Ora, esta foi precisamente uma das razões que justificaram um ataque feroz – pelos defensores do sistema de arbitragem necessária – ao sistema centrado exclusivamente na resolução de conflitos desportivos na jurisdição administrativa. Curiosamente, é a justiça administrativa que demonstra, com toda uma celeridade que deveria ser intrínseca ao TAD, que não é compaginável a inexistência de um efeito suspensivo das decisões disciplinares quando esteja em causa a impugnação de decisões disciplinares de um órgão puramente administrativo como é o Conselho de Disciplina de qualquer federação.
Na semana passada fez-se história porque, com muita ousadia, foram testados os limites do regime jurídico do TAD, permitindo abrir um caminho a uma interpretação que desse lugar à existência de uma tutela adequada e atempada – neste caso pelos tribunais estaduais – quando a parte lesada entende que existiu a aplicação de um acto administrativo ilegal.
A resposta para o problema da falta de celeridade está no artigo 41.º, n.º 7, da Lei n.º 74/2013, de 6 de Setembro, na redacção da Lei n.º 33/2014, de 16 de Junho (LTAD), no qual se define, em termos muito sumários, que cabe, no que toca à arbitragem necessária, ao presidente do Tribunal Central Administrativo Sul decidir sobre a viabilidade jurídica dos pedidos de medidas cautelares, caso o processo ainda não tenha sido distribuído ou o tribunal arbitral ainda não estiver constituído.
Significa, portanto, que quando, em determinadas situações, as normas do regime jurídico que rege o TAD não permitem que as partes possam obter, em tempo razoável, a tutela cautelar junto do TAD, estas podem obter essa tutela junto dos tribunais administrativos. É a única forma de assegurar, a este respeito, a constitucionalidade do regime jurídico do TAD, conforme sempre defendi (designadamente no texto que escrevi com Daniela Mirante, O Regime Jurídico do Tribunal Arbitral do Desporto, 2016, p. 91).
Na verdade, por muito célere que a arbitragem possa ser em determinadas áreas, no domínio do Direito Administrativo Desporto e estando em causa direitos fundamentais, nomeadamente, por aplicação do direito sancionatório, o regime jurídico do TAD não foi pensado, nem apresenta o rigor jurídico para fazer face aos problemas reais que se colocam à realidade desportiva portuguesa. Basta olharmos para as melhores práticas da arbitragem internacional (com reflexos até na arbitragem nacional) para vermos que existem vários modelos, pense-se até mais imediatamente na fast track arbitration do Tribunal Arbitral du Sport onde existe uma decisão menos de 24 horas, que podem auxiliar na reforma legal que parece ser mais do que certa e inequivocamente necessária.

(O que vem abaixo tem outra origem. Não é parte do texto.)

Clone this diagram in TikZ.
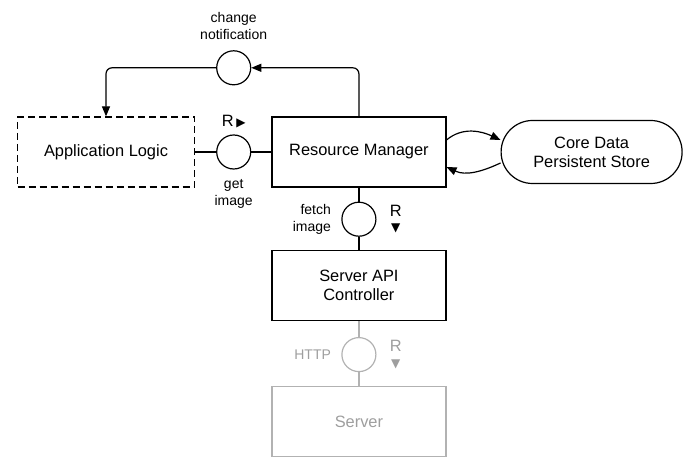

Este é, assim, um regime jurídico com falhas evidentes, pense-se, por exemplo, em todas as polémicas respeitantes à independência ou imparcialidade de determinados árbitros, a falta de publicidade das sentenças arbitrais ou mesmo as custas que são, a meu ver, claramente inconstitucionais.
Recentemente, uma questão em tudo idêntica à pretensão que teve sucesso junto do Presidente do Tribunal Central Administrativo Sul foi rejeitada pelo TAD. No caso Pedro Gil (processo n.º 31-A/2018) ainda que o TAD reconhecesse a ilegalidade da sanção disciplinar, decidiu que a impossibilidade de um atleta de exercer a sua profissão não era um dano suficiente grave para fundamentar o deferimento de uma providência cautelar.

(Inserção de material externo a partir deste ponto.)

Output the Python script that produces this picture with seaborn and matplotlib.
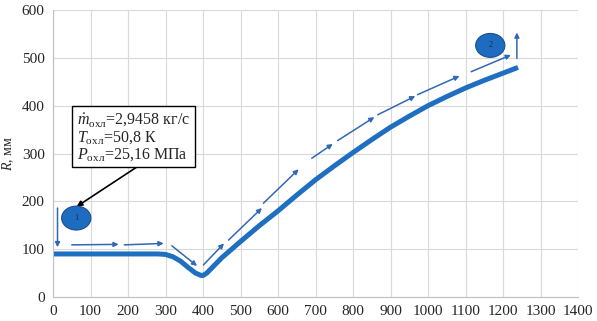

A finalizar, é curioso mencionar que o próprio Conselho de Disciplina da Federação Portuguesa de Futebol parece, segundo foi noticiado, inverter o seu entendimento quanto à admissibilidade de efeito suspensivo quando exista recurso para o pleno do Conselho de Disciplina, seguindo agora o entendimento que defendo (v. A Resolução de Conflitos Desportivos: entre o Direito Público e o Direito Privado, 2017, pp. 297 e 465 e ss.), mas que não foi seguido em momentos anteriores. É de saudar que o tenha feito agora, esperando que o faça também no futuro.
Em suma, a realidade demonstrou que a falta de litigância do Desporto – historicamente muito desejada pelas federações desportivas – foi uma fonte de ilegalidades e de uma situação de sentimento de colocação do associativismo desportivo numa zona de extra-juridicidade. Trata-se de um tempo que acabou. É hora de os agentes desportivos fazerem valer os seus direitos fundamentais.